Sept. 11, 2015
– A record-setting Russian cosmonaut, the first Dane in space and the first member of Kazakhstan's cosmonaut corps landed back on Earth Friday (Sept. 11), returning safely from the International Space Station.
Gennady Padalka, who has now spent more time in space than anyone in history, commanded the Soyuz TMA-16M spacecraft that touched down in Kazakhstan with Andreas Mogensen and Aidyn Aimbetov representing the European Space Agency (ESA) and KazCosmos, respectively.
Descending by parachute through the predawn sky, Soyuz TMA-16M made a thruster-assisted soft landing southeast of the town of Dzhezkazgan at 8:51 p.m. EDT (0051 GMT; 6:51 a.m. local time Sept. 12).
Soyuz TMA-16M leaves the International Space Station on Friday, Sept. 11, 2015 on its way back to Earth. (@stationcdrkelly)

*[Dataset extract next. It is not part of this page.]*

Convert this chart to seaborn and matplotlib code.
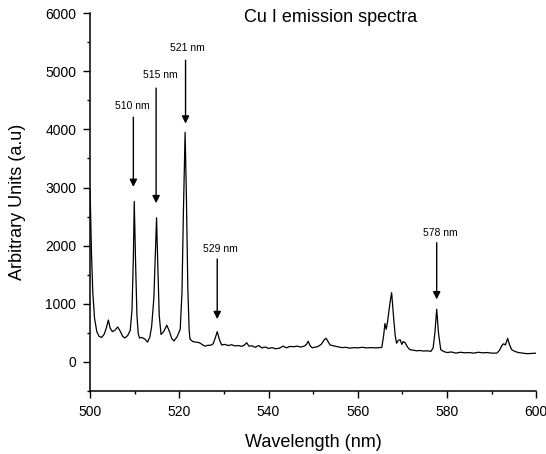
import numpy as np
import pandas as pd
import matplotlib
matplotlib.use("Agg")
import matplotlib.pyplot as plt
import seaborn as sns
from matplotlib.ticker import MultipleLocator

# ---- data ----
wavelength = [
    500.0, 500.3, 500.6, 501.0, 501.5, 502.0, 502.6, 503.2, 503.7, 504.1,
    504.5, 505.0, 505.5, 506.2, 506.8, 507.3, 507.8, 508.4, 509.0, 509.4,
    509.7, 509.9, 510.2, 510.5, 510.8, 511.1, 511.6, 512.3, 512.9, 513.4,
    513.8, 514.3, 514.6, 514.9, 515.2, 515.5, 515.9, 516.5, 517.2, 517.8,
    518.3, 518.8, 519.5, 520.2, 520.6, 520.9, 521.3, 521.6, 521.9, 522.2,
    522.4, 523.0, 523.6, 524.2, 524.7, 525.3, 525.8, 526.4, 527.0, 527.6,
    528.1, 528.5, 529.0, 529.5, 530.2, 531.0, 531.7, 532.4, 533.2, 534.0,
    534.6, 535.1, 535.6, 536.3, 537.0, 537.8, 538.5, 539.3, 540.0, 540.8,
    541.6, 542.4, 543.3, 544.0, 544.8, 545.6, 546.4, 547.2, 548.0, 548.5,
    548.9, 549.3, 549.8, 550.2, 551.0, 551.8, 552.5, 552.9, 553.4, 553.8,
    554.6, 555.5, 556.4, 557.3, 558.2, 559.1, 560.0, 561.0, 562.0, 563.0,
    564.0, 565.0, 565.4, 565.8, 566.1, 566.4, 566.7, 567.2, 567.6, 568.0,
    568.4, 568.7, 569.1, 569.5, 569.9, 570.2, 570.6, 571.2, 571.7, 572.4,
    573.2, 574.0, 574.8, 575.6, 576.4, 576.9, 577.3, 577.7, 578.1, 578.6,
    579.2, 580.0, 581.0, 582.0, 583.0, 584.0, 585.0, 586.0, 587.0, 588.0,
    589.0, 590.0, 591.2, 591.8, 592.3, 592.7, 593.1, 593.6, 594.0, 594.5,
    595.2, 596.0, 597.1, 598.0, 599.0, 600.0,
]
intensity = [
    2950, 1900, 1200, 750, 520, 440, 420, 480, 600, 720,
    580, 520, 540, 600, 520, 440, 410, 450, 540, 900,
    1800, 2760, 1700, 800, 480, 410, 420, 390, 340, 430,
    610, 1100, 1800, 2480, 1600, 800, 470, 520, 630, 520,
    400, 360, 430, 560, 1200, 2500, 3950, 2800, 1300, 550,
    390, 350, 340, 335, 320, 290, 270, 285, 285, 310,
    420, 520, 380, 290, 300, 280, 295, 275, 280, 265,
    290, 330, 270, 275, 250, 280, 240, 255, 230, 245,
    225, 235, 270, 240, 265, 260, 270, 255, 270, 300,
    355, 280, 240, 250, 260, 300, 380, 405, 340, 290,
    275, 260, 245, 250, 235, 245, 240, 250, 240, 245,
    240, 245, 250, 450, 660, 560, 700, 1000, 1190, 800,
    450, 320, 370, 380, 300, 350, 330, 250, 210, 200,
    190, 195, 185, 190, 180, 240, 500, 905, 500, 210,
    180, 160, 170, 150, 165, 155, 160, 150, 165, 155,
    160, 150, 150, 200, 280, 310, 290, 405, 300, 210,
    180, 160, 150, 140, 145, 150,
]

peak_labels = ["510 nm", "515 nm", "521 nm", "529 nm", "578 nm"]
peak_x = [509.7, 514.8, 521.4, 528.5, 577.7]
arrow_tip_y = [3010, 2730, 4100, 735, 1075]
arrow_tail_y = [4210, 4710, 5190, 1770, 2050]
label_x = [509.5, 515.7, 521.7, 529.3, 578.4]
label_y = [4400, 4930, 5400, 1940, 2225]

title_text = "Cu I emission spectra"
x_label = "Wavelength (nm)"
y_label = "Arbitrary Units (a.u)"

df = pd.DataFrame({"wl": wavelength, "I": intensity})

sns.set_theme(style="ticks")
plt.rcParams["font.family"] = ["Liberation Sans", "DejaVu Sans"]

fig = plt.figure(figsize=(5.46, 4.54), dpi=100)
ax = fig.add_axes([0.165, 0.139, 0.817, 0.832])

sns.lineplot(data=df, x="wl", y="I", ax=ax, color="black", linewidth=0.9,
             sort=False)

for lab, px, ty, tl, lx, ly in zip(peak_labels, peak_x, arrow_tip_y,
                                   arrow_tail_y, label_x, label_y):
    ax.annotate("", xy=(px, ty), xytext=(px, tl),
                arrowprops=dict(arrowstyle="-|>", color="black", lw=1.0,
                                mutation_scale=11, shrinkA=0, shrinkB=0))
    ax.text(lx, ly, lab, ha="center", va="center", fontsize=7.5,
            color="black")

ax.text(554, 5930, title_text, ha="center", va="center", fontsize=13,
        color="black")

ax.set_xlim(500, 600)
ax.set_ylim(-500, 6000)
ax.xaxis.set_major_locator(MultipleLocator(20))
ax.xaxis.set_minor_locator(MultipleLocator(10))
ax.yaxis.set_major_locator(MultipleLocator(1000))
ax.yaxis.set_minor_locator(MultipleLocator(500))

ax.set_xlabel(x_label, fontsize=13, labelpad=11, color="black")
ax.set_ylabel(y_label, fontsize=13, labelpad=14, color="black")

for s in ["top", "right"]:
    ax.spines[s].set_visible(False)
for s in ["left", "bottom"]:
    ax.spines[s].set_linewidth(1.1)
    ax.spines[s].set_color("black")

ax.tick_params(which="major", direction="out", length=5, width=1.0,
               labelsize=10, pad=5, colors="black")
ax.tick_params(which="minor", direction="out", length=2.5, width=1.0,
               colors="black")

fig.savefig("out.png", dpi=100)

For Mogensen and Aimbetov, the touchdown marked the end of a 9 day, 20 hour and 14 minute mission to visit the space station that began with their launch with cosmonaut – and now Expedition 45 flight engineer – Sergei Volkov on Soyuz TMA-18M on Sept. 2.
For Padalka, the landing ended his most recent 168 days in space, bringing his career total to 878 days, 12 hours and 30 minutes over the course of his five missions. On June 29, three months (and two days) after his launch on Soyuz TMA-16M in March, Padalka passed the previous record for the most cumulative time spent in space of 803 days set in 2005 by cosmonaut Sergei Krikalev.
Padalka, Mogensen and Aimbetov departed the station at 5:29 p.m. EDT (2159 GMT) Friday, marking the end of the outpost's 44th crewed mission and the start of Expedition 45. Padalka, who commanded Expedition 44, turned over control of the orbiting laboratory to NASA astronaut Scott Kelly, who with Russian cosmonaut Mikhail Kornienko is now midway through a nearly yearlong mission aboard the space station.
In addition to Kornienko and Volkov, Kelly's Expedition 45 crew members include cosmonaut Oleg Koneneko, NASA astronaut Kjell Lindgren and Kimiya Yui with JAXA (Japan Aerospace Exploration Agency).
Soyuz TMA-16M and Soyuz TMA-18M crew patches. (Roscosmos)
Now back on Earth, Padalka, Mogensen and Aimbetov will be flown to Astana, the capital of Kazakhstan, to be met by the nation's president, Nursultan Nazarbayev, in light of Aimbetov's mission. The 42-year-old air force pilot is the third Kazakh citizen to launch into space and the first to represent his country's fledgling cosmonaut corps.
From there, Aimbetov and Padalka, 57, will be returned to the Yuri Gagarin Cosmonaut Training Center in Star City, Russia, to be reunited with their families.
Mogensen, meanwhile, will be flown back to the European Astronaut Center in Germany. The 38-year-old aerospace engineer is now the first astronaut from Denmark to fly in space. His ESA "iriss" mission on board the space station involved a full slate of experiments and demonstrations, including trying out a suit designed to alleviate astronauts' back pain and teleoperating a robotic rover on Earth.